Quantum world mysteries - Double-slit experiment

One of the most popular experiments in quantum physics, whose experimental realizations are still perfected nowdays, is Young-Feynman experiment. Originally set up for light in 1801 by Young, so called the double-slit or gedanken experiment, was described by Feynman as containing all of the mysteries of quantum mechanics. 

The wave behavior of material particles is, in the first part of this experiment, demonstrated in the way single electrons are behaving. Imagine a ‘gun’ firing electrons, one at the time, in random directions on the wall with two holes (of the size comparable to that of the electron) in it. Going through the hole is the only way for electron to make it pass the wall to the ‘target’ positioned behind the wall. Target is here a detector, i.e. the way for us to see where electron ‘landed’. If electrons were behaving like classical particles, i.e. small bullets, the highest number of electrons would be lending on the target in two groups behind the slit, and the intensity (or in this case number) of them arriving at each spot would be just sum of intensities observed when the first slit is opened and when the second slit is opened. (illustrations and detailed explanations can be found in famous Feynman Lectures). 

Instead, what is observed is interference pattern typical for waves (see image at the top of the page). When wave comes to the wall it is diffracted at the slit, and new circular waves spread out from each slit. If both slits are opened interference happens (and intensity in each spot is definitely different from sum of intensities corresponding to passing through each individual hole). So this part of the experiment shows wave-like nature of electron. But still, this is not the wave in the classical sense: when monitoring arrival of electrons at the target, we observe that they arrive at a single position each, while interference pattern is formed when accumulating many discrete arrivals (see the video below).

As if not already strange enough, the real mystery comes in the second part of the Young-Feynman experiment. What happens if we close one of the slits and keep on firing electrons? If one compares electron distributions recorded at the target before and after one of the slits is closed the remarkable fact comes to the light: each time electrons are passing through just one slit, they behave as classical particles. Various experimental approaches in which one of the two slits is partially or totally obstructed in a controllable way and the change in the interference pattern is monitored. It is then possible to observe the transition of the diffraction pattern from the two- to the one-slit configuration, highlighting the wave-particle duality of the electrons(see recent work of Tavabi et al). 

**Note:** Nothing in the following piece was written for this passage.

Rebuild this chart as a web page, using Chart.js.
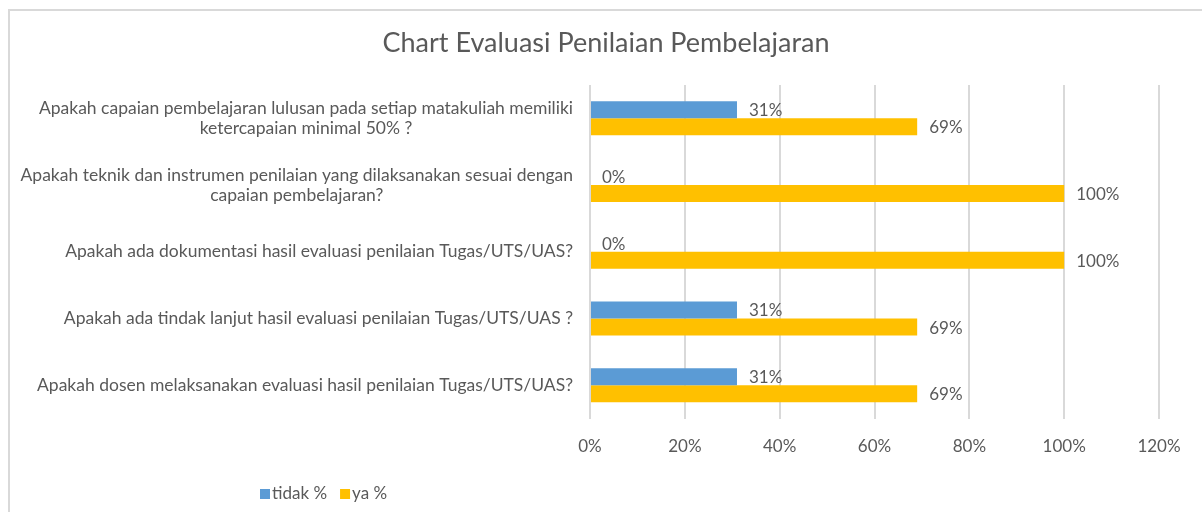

Each time that the path of electron is determined (either by closing one slit or ‘monitoring’ which slit it goes through) electron unmistakably behaves as a classical particle and interference pattern do not form. This is closely related to unsertanity principle and also interpreted as interaction of the measurement process with the electron leading to decocherence of electron wave and transformation from quantum to classical bechaviour. How much of interaction is need to observe the transition from a quantum interference pattern to a classical particle-like intensity distribution? As Acoury and al. demonstrated, a system of two electrons is already sufficient to observe such transition for an individual electron. In their experiment however the quantum coherence is not destroyed, but remains in the entangled two-electron system. This is also very interesting topic for the realization of quantum computers, and we’ll look more into it in a future posts. 

This third part of the Young-Feynman experiment is also known as which-path experiment, and many ideas were realized in order to trick the electron and obtain the information of its path in the very moment or even after the pass through slit happened. However, the only thing demonstrated is that interference phenomena (or wave-like bechaviour of electron) is in a collision with the information about which slit the electron passes through (particle-like information).

video contribution of Alf Eaton [CC BY 3.0], via Wikimedia Commons

"In quantum phenomena there is something all-embracing in space and time, which is in a conceptual collision with locality we are used to. Locality demands that any event in some point in space-time influence only nearby points, and that this influence propagates with a finite speed." (text loosely translated by post author)

Prof. dr Miljenko Perić in Molecular structure and molecular spectra, SASA Monographs, Volume DCLXV, page 390

What is here described for electrons goes for other quantum systems, such as protons, atoms, even large molecules such as fullerene (60 carbon atoms). Part of the mystery of these quantum systems is our struggle to look beyond our everyday experience in classical world and comprehend this unique behavior whose mathematical description overcomes our 'local' reasoning.